Une décolonisation à l'œuvre depuis la fin de la Seconde Guerre mondiale

La Nouvelle-Calédonie, colonisée par les Français en 1853, est un cas à part en Outremer. Le processus de décolonisation a démarré dès la fin de la Seconde Guerre mondiale, pour connaître un coup d’arrêt en 1963, l’Assemblée territoriale de Nouvelle-Calédonie étant même privée de la plupart de ses pouvoirs. Les indépendantistes s’en plaignent dès les années 70.
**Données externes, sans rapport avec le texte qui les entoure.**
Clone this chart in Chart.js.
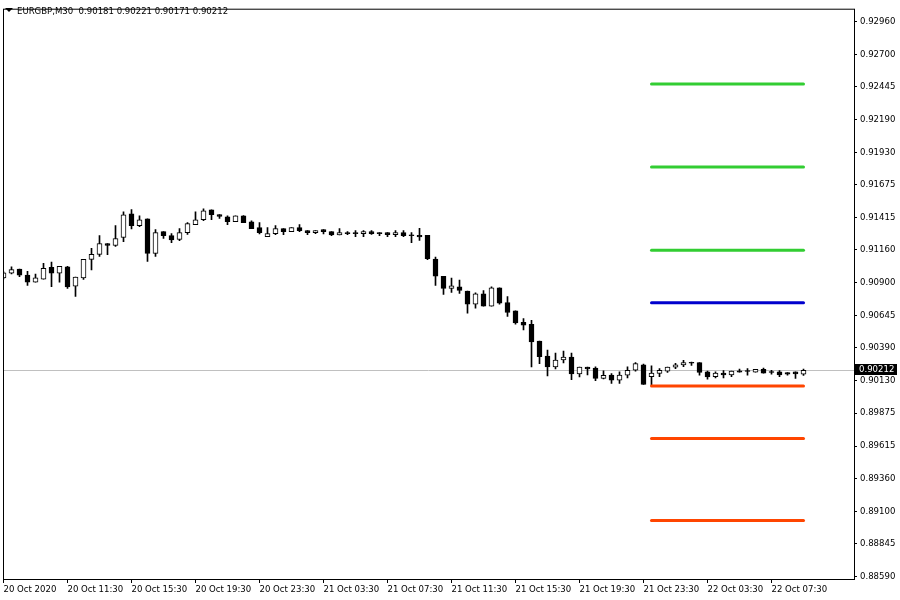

«Cette revendication d’indépendance est née d’une situation coloniale, et au départ de revendications culturelles, identitaires, foncières, le droit de retrouver  les terres qui avaient été volées lors de la colonisation, le droit de pouvoir parler sa langue, que leur identité soit reconnue», avait expliqué Sarah Mohamed Gaillard. Les violentes émeutes découlant des affrontements avec les indépendantistes ont abouti à la signature d’accord entre dirigeants français et leaders kanaks : les accords de Matignon, le 26 juin 1988, prévoyant sur un référendum d'autodétermination suivant une période de dix ans. Un second agrément, l'accord de Nouméa signé le 5 mai 1998, reconnaît la légitimité des communautés vivant sur les territoire et prévoit le transfert progressif de compétences à l'exclusion des régaliennes.